I discovered this last week when I took my father to his doctor, where we were told, among other things, that a) he absolutely must take an afternoon nap, b) he has to drink milk at least twice a day, and c) he must eat his vegetables.

As my father turned pale at the thought of a) missing his favourite afternoon shows, b) drinking milk (!), and c) eating carrots (!!), bhindi (!!!), turi (!!!!), and other such stuff that he had long assumed are grown purely for the oxygen they generate, with the pleasing side effect of torturing children who would rather eat pani puri, a light bulb lit up above my head.
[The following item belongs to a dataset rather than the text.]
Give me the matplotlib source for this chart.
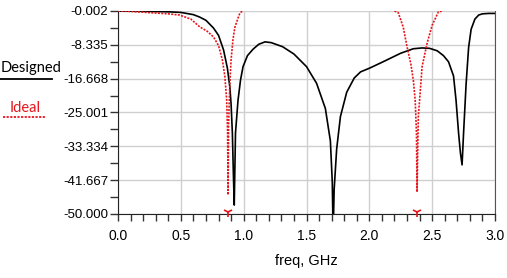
import numpy as np
import matplotlib
matplotlib.use('Agg')
import matplotlib.pyplot as plt
from matplotlib.ticker import MultipleLocator, FixedLocator

# curva diseñada (negra)
f_designed = [0.0, 0.2, 0.4, 0.5, 0.6, 0.65, 0.7, 0.76, 0.8, 0.84, 0.87, 0.89,
              0.90, 0.91, 0.918, 0.925, 0.935, 0.955, 0.975, 0.995, 1.03, 1.075,
              1.12, 1.17, 1.22, 1.31, 1.40, 1.50, 1.58, 1.65, 1.69, 1.705, 1.712,
              1.72, 1.74, 1.77, 1.82, 1.88, 1.93, 2.0, 2.11, 2.25, 2.35, 2.42,
              2.48, 2.54, 2.59, 2.63, 2.67, 2.69, 2.71, 2.725, 2.738, 2.75, 2.77,
              2.79, 2.81, 2.84, 2.87, 2.9, 2.95, 3.0]
db_designed = [-0.02, -0.08, -0.2, -0.35, -0.9, -1.5, -2.3, -4.2, -6.0, -9.6, -14.0, -18.7,
               -23.0, -30.0, -40.0, -47.8, -30.0, -22.0, -17.0, -13.7, -11.0, -9.4,
               -8.2, -7.6, -7.8, -8.8, -10.6, -13.7, -17.8, -24.0, -32.0, -42.0, -55.0,
               -44.0, -34.0, -26.0, -20.0, -16.5, -15.0, -14.1, -12.5, -10.4, -9.3, -9.1,
               -9.2, -9.8, -11.0, -12.5, -16.0, -22.0, -30.0, -35.0, -37.9, -30.0, -18.0,
               -9.0, -4.5, -2.0, -1.0, -0.7, -0.6, -0.6]

# curva ideal (roja punteada), NaN separa los tramos
f_ideal = [0.0, 0.1, 0.25, 0.4, 0.49, 0.58, 0.65, 0.71, 0.76, 0.80, 0.83, 0.85,
           0.865, 0.872, 0.876, 0.876, 0.88, 0.89, 0.90, 0.915, 0.93, 0.95, 0.97, 0.99,
           np.nan,
           2.20, 2.23, 2.27, 2.30, 2.33, 2.35, 2.365, 2.375, 2.38, 2.38, 2.385, 2.39,
           2.42, 2.46, 2.50, 2.55, 2.58]
db_ideal = [0.0, -0.1, -0.4, -0.7, -1.0, -2.0, -3.9, -5.0, -6.4, -8.5, -12.0, -16.0,
            -22.0, -30.0, -45.3, -45.3, -28.0, -17.8, -12.0, -7.0, -4.0, -2.2, -0.5, 0.0,
            np.nan,
            0.0, -0.4, -4.0, -8.8, -13.0, -17.0, -22.0, -30.0, -44.6, -44.6, -34.0, -26.0,
            -13.7, -7.9, -3.5, -0.2, 0.0]

# marcadores de ceros de transmisión
f_zeros = [0.876, 2.38]

y_ticks = [-0.002, -8.335, -16.668, -25.001, -33.334, -41.667, -50.000]
x_ticks = [0.0, 0.5, 1.0, 1.5, 2.0, 2.5, 3.0]

plt.rcParams['font.family'] = ['Liberation Sans', 'DejaVu Sans']

fig = plt.figure(figsize=(5.07, 2.78), dpi=100)
ax = fig.add_axes([118 / 507, 1 - 214 / 278, 377 / 507, 203 / 278])

ax.plot(f_designed, db_designed, color='black', lw=1.2, zorder=3)
ax.plot(f_ideal, db_ideal, color='#e8141c', lw=1.2, ls=(0, (1.2, 0.8)), zorder=4)
ax.plot(f_zeros, [-49.6] * len(f_zeros), ls='none', marker='1', ms=7, mew=1.2,
        color='#e8141c', clip_on=False, zorder=5)

ax.set_xlim(0, 3.0)
ax.set_ylim(-50, -0.002)
ax.xaxis.set_major_locator(FixedLocator(x_ticks))
ax.xaxis.set_minor_locator(MultipleLocator(0.1))
ax.yaxis.set_major_locator(FixedLocator(y_ticks))
ax.yaxis.set_minor_locator(FixedLocator([(a + b) / 2 for a, b in zip(y_ticks[:-1], y_ticks[1:])]))
ax.set_xticklabels([f'{x:.1f}' for x in x_ticks])
ax.set_yticklabels([f'{y:.3f}' for y in y_ticks])

ax.grid(True, which='major', color='#cfcfcf', lw=1.0, zorder=0)
ax.tick_params(axis='both', which='both', direction='out', color='#333333', width=1.0)
ax.tick_params(axis='y', which='both', length=6, labelsize=9.5, pad=1)
ax.tick_params(axis='x', which='both', length=5, labelsize=10, pad=6)

ax.spines['top'].set_visible(False)
ax.spines['right'].set_color('#555555')
ax.spines['left'].set_color('#222222')
ax.spines['bottom'].set_color('#222222')

ax.set_xlabel('freq, GHz', fontsize=10.5, labelpad=8)

# leyenda manual a la izquierda
fig.text(0.5 / 507, 1 - 68 / 278, 'Designed', fontsize=10.5, family='Lato',
         va='center', ha='left', color='black')
fig.add_artist(plt.Line2D([0, 52 / 507], [1 - 79 / 278] * 2, color='black', lw=1.3))
fig.text(10 / 507, 1 - 108 / 278, 'Ideal', fontsize=10.5, family='Lato',
         va='center', ha='left', color='#e8141c')
fig.add_artist(plt.Line2D([3 / 507, 46 / 507], [1 - 117 / 278] * 2, color='#e8141c',
                          lw=1.3, ls=(0, (1.2, 0.8))))

fig.savefig('out.png', dpi=100)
Aha! I thought. The time has finally come for the child’s revenge. For years, my parents drove me nuts by telling me to do as they say, not do as they do. (A certain prominent government servant does exactly the same thing with the great Indian public. Humph!). While they shovelled raw carrots down my throat by the wheelbarrowful (“they’re good for your eyes, beta, you won’t need specs when you grow up”), they ate quantities of deep-fried foods themselves, excusing themselves on the grounds that they had to attend parties simply to network so as to earn enough money to buy me carrots.

After I choked on the carrots, I was chased around the table, banging my ankles and knees on sundry items of furniture, by my ayah holding a tall glass of milk (“it’s good for your bones, beta, you won’t need a wheelchair when you grow up”), while my parents guzzled cold drinks.

And after all my (failed) milk-dodging bruises were mercurochrome (the parents refused to listen when I pointed out that cuts and bruises were hardly good for my bones and I needed a wheelchair right now at the age of six), I was lifted up bodily and thrown onto my bed, where I was supposed to sleep peacefully while listening to the rock music my terribly cool parents blasted (“Sleep is good for you, beta, you won’t get much when you’re our age”).

Unfortunately, for my dreams of revenge, my parents are not only older but wiser. Which is why, on the way back home from the doctor’s, my father casually said, “Remember how you drove your mother and me crazy by only wanting to eat pani puri and drink colas, and never sleeping? Now it’s our turn to drive you crazy by doing the same things.”